Je ne porte pas de jugement sur les lois saoudiennes et encore moins sur certains prescriptions qui figurent dans l ‘Islam et que les Saoudiens ont adoptées. Je crois, tout comme en Suisse, qu’il faut respecter l’ordre civil dans le pays où l’on se trouve, même si ça veut dire faire des choses qu’on ne ferait pas normalement. C’est une question de respect pour le pays hôte. Dans l’Islam, certaines règles existent pour les femmes voyageuses, non pour limiter les mouvement de celles-ci, mais pour les encadrer, bien que les femmes puissent voyager seules sous certaines conditions. D’ailleurs, dans l’Islam, les hommes ne sont pas non plus censés voyager sans raison.
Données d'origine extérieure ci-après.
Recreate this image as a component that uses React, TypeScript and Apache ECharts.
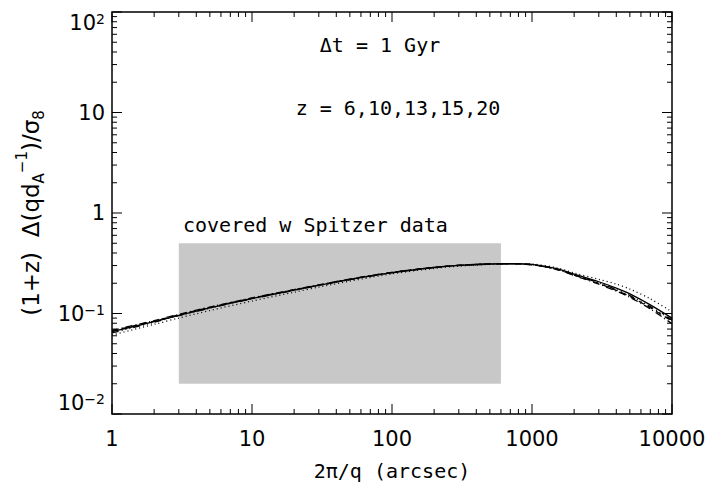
import React, { useEffect, useRef } from "react";
import * as echarts from "echarts";

// Scale 2π/q (arcsec)
const xs = [1, 2, 3, 5, 10, 20, 30, 50, 100, 200, 300, 500, 700, 1000, 1500, 2000, 3000, 4000, 5000, 7000, 10000];

// (1+z) Δ(q d_A^-1)/σ8 for each redshift
const yZ6 = [0.066, 0.083, 0.096, 0.114, 0.141, 0.171, 0.191, 0.218, 0.255, 0.287, 0.301, 0.311, 0.313, 0.308, 0.280, 0.246, 0.207, 0.179, 0.157, 0.122, 0.090];
const yZ10 = [0.061, 0.078, 0.090, 0.107, 0.133, 0.163, 0.183, 0.210, 0.248, 0.281, 0.296, 0.308, 0.312, 0.310, 0.285, 0.253, 0.219, 0.196, 0.175, 0.140, 0.104];
const yZ13 = [0.067, 0.084, 0.097, 0.115, 0.142, 0.172, 0.192, 0.219, 0.256, 0.288, 0.301, 0.311, 0.312, 0.306, 0.276, 0.241, 0.199, 0.170, 0.148, 0.114, 0.084];
const yZ15 = [0.068, 0.085, 0.098, 0.116, 0.143, 0.173, 0.193, 0.220, 0.257, 0.288, 0.302, 0.311, 0.312, 0.305, 0.274, 0.239, 0.196, 0.167, 0.145, 0.111, 0.079];
const yZ20 = [0.064, 0.082, 0.095, 0.113, 0.140, 0.170, 0.190, 0.217, 0.254, 0.286, 0.300, 0.310, 0.312, 0.306, 0.277, 0.243, 0.202, 0.173, 0.151, 0.117, 0.086];

const seriesNames = ["z=6", "z=10", "z=13", "z=15", "z=20"];
const seriesValues = [yZ6, yZ10, yZ13, yZ15, yZ20];

// Region covered by Spitzer data: [xmin, xmax], [ymin, ymax]
const coveredX = [3, 600];
const coveredY = [0.02, 0.5];

const xRange = [1, 10000];
const yRange = [0.01, 100];
const xTickLabels = ["1", "10", "100", "1000", "10000"];

const lineTypes: any[] = ["solid", [1, 3], [6, 4], [7, 3, 1, 3], [7, 3, 1, 3, 1, 3, 1, 3]];

function buildTicks() {
  const out: number[][] = [];
  for (let e = 0; e <= 4; e++) {
    out.push([Math.pow(10, e), 1, 0, 10]);
    if (e < 4) for (let m = 2; m <= 9; m++) out.push([m * Math.pow(10, e), 1, 0, 5]);
  }
  for (let e = -2; e <= 2; e++) {
    out.push([1, Math.pow(10, e), 1, 10]);
    if (e < 2) for (let m = 2; m <= 9; m++) out.push([1, m * Math.pow(10, e), 1, 5]);
  }
  return out;
}

function fmtY(v: number) {
  const e = Math.round(Math.log10(v));
  if (e === 0) return "{b|1}";
  if (e === 1) return "{b|10}";
  return "{b|10}{sup|" + (e < 0 ? "\u2212" : "") + Math.abs(e) + "}";
}

const MONO = "'DejaVu Sans Mono', monospace";
const SANS = "'DejaVu Sans', sans-serif";

export default function App() {
  const ref = useRef<HTMLDivElement>(null);
  useEffect(() => {
    if (!ref.current) return;
    const chart = echarts.init(ref.current, null, { renderer: "svg" });
    const lineSeries = seriesNames.map((name, i) => ({
      name,
      type: "line",
      data: xs.map((x, j) => [x, seriesValues[i][j]]),
      showSymbol: false,
      smooth: 0.3,
      lineStyle: { color: "#000", width: 1.3, type: lineTypes[i] },
      z: 4,
      silent: true,
    }));
    chart.setOption({
      animation: false,
      backgroundColor: "#fff",
      grid: {
        left: 112,
        top: 12,
        right: 43,
        bottom: 68,
        show: true,
        borderColor: "#000",
        borderWidth: 1.5,
        backgroundColor: "transparent",
      },
      xAxis: {
        type: "log",
        logBase: 10,
        min: xRange[0],
        max: xRange[1],
        axisLine: { show: false },
        axisTick: { show: false },
        splitLine: { show: false },
        axisLabel: {
          color: "#000",
          fontFamily: SANS,
          fontSize: 21,
          margin: 14,
          formatter: (v: number) => xTickLabels[Math.round(Math.log10(v))] ?? String(v),
        },
        name: "2\u03c0/q (arcsec)",
        nameLocation: "middle",
        nameGap: 47,
        nameTextStyle: { color: "#000", fontFamily: MONO, fontSize: 20 },
      },
      yAxis: {
        type: "log",
        logBase: 10,
        min: yRange[0],
        max: yRange[1],
        axisLine: { show: false },
        axisTick: { show: false },
        splitLine: { show: false },
        axisLabel: {
          color: "#000",
          margin: 7,
          formatter: fmtY,
          verticalAlignMinLabel: "bottom",
          verticalAlignMaxLabel: "top",
          rich: {
            b: { fontFamily: SANS, fontSize: 21, lineHeight: 22, color: "#000", verticalAlign: "middle" },
            sup: { fontFamily: SANS, fontSize: 14, lineHeight: 10, color: "#000", verticalAlign: "top" },
          },
        },
        name: "{b|(1+z)  \u0394(qd}{sub|A}{sup|\u22121}{b|)/\u03c3}{sub|8}",
        nameLocation: "middle",
        nameRotate: 90,
        nameGap: 62,
        nameTextStyle: {
          rich: {
            b: { fontFamily: SANS, fontSize: 23, lineHeight: 32, color: "#000", verticalAlign: "middle" },
            sup: { fontFamily: SANS, fontSize: 15, lineHeight: 12, color: "#000", verticalAlign: "top" },
            sub: { fontFamily: SANS, fontSize: 15, lineHeight: 12, color: "#000", verticalAlign: "bottom" },
          },
        },
      },
      graphic: [
        {
          type: "text",
          x: 380,
          y: 45,
          style: { text: "\u0394t = 1 Gyr", fill: "#000", font: "20px " + MONO, align: "center", verticalAlign: "middle" },
        },
        {
          type: "text",
          x: 398,
          y: 108,
          style: { text: "z = 6,10,13,15,20", fill: "#000", font: "20px " + MONO, align: "center", verticalAlign: "middle" },
        },
        {
          type: "text",
          x: 183,
          y: 225,
          style: { text: "covered w Spitzer data", fill: "#000", font: "20px " + MONO, align: "left", verticalAlign: "middle" },
        },
      ],
      series: [
        {
          type: "line",
          name: "covered",
          data: [],
          silent: true,
          z: 1,
          markArea: {
            silent: true,
            itemStyle: { color: "#c8c8c8" },
            data: [[{ coord: [coveredX[0], coveredY[1]] }, { coord: [coveredX[1], coveredY[0]] }]],
          },
        },
        ...lineSeries,
        {
          type: "custom",
          name: "ticks",
          silent: true,
          clip: false,
          z: 5,
          data: buildTicks(),
          encode: { x: 0, y: 1 },
          renderItem: (params: any, api: any) => {
            const cs = params.coordSys;
            const kind = api.value(2);
            const len = api.value(3);
            const st = { stroke: "#000", lineWidth: 1 };
            if (kind === 0) {
              const x = api.coord([api.value(0), 1])[0];
              const yb = cs.y + cs.height;
              return {
                type: "group",
                children: [
                  { type: "line", shape: { x1: x, y1: yb, x2: x, y2: yb - len }, style: st },
                  { type: "line", shape: { x1: x, y1: cs.y, x2: x, y2: cs.y + len }, style: st },
                ],
              };
            }
            const y = api.coord([1, api.value(1)])[1];
            const xr = cs.x + cs.width;
            return {
              type: "group",
              children: [
                { type: "line", shape: { x1: cs.x, y1: y, x2: cs.x + len, y2: y }, style: st },
                { type: "line", shape: { x1: xr, y1: y, x2: xr - len, y2: y }, style: st },
              ],
            };
          },
        },
      ],
    });
    return () => chart.dispose();
  }, []);
  return <div ref={ref} style={{ position: "fixed", left: 0, top: 0, width: 715, height: 486 }} />;
}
C’est pour ça que j’ai un peu honte d’être partie comme ça, à la légère, sans bien réfléchir aux conséquences possibles.

Enfin, tout est bien qui finit bien, et la prochaine fois, c’est sûr, incha Allah, j’aurai mon “chaperon” en place.

Nicole

  1. Avatar
    romuald
    | Répondre

    Malgré tout, j’étais contente car à l’inverse des pays occidentaux et à l’inverse de ma première expérience, je fus bien traitée grâce à mon Islam et pas malmenée à cause de mon Islam.

    Dans l’Islam, certaines règles existent pour les femmes voyageuses, non pour limiter les mouvement de celles-ci, mais pour les encadrer, bien que les femmes puissent voyager seules sous certaines conditions.

    Euh…. d’après ce que j’ai compris, les non-musulmanes peuvent, en Arabie Saoudite, se déplacer seule sans avoir de compte à rendre à quiconque.
    Contrairement aux musulmanes qui ne peuvent se déplacer seules..
    Considérer ce traitement inégalitaire et discriminatoire comme un bienfait et comme un gage de sécurité est assez surprenant…

    J’ai également entendu dire que les femmes n’avaient pas le droit de conduire seules si elles ont moins de 35 ans; et encore, entre 07h00 et 19h00 par là, avec accord préalable du mari, frère etc.
    Difficile de considérer ce genre de mesures comme protectrices et bénéfiques pour les femmes, sous prétextes qu’elles évitent aux femmes des désagréments (tout comme le voile islamique censé protéger celel qui le porte des assauts virils)…..

    Si certains hommes n’étaient pas obsédés à ce point et parvenaient à contenir leurs bas instincts, les femmes pourraient tout comme les hommes, se déplacer librement.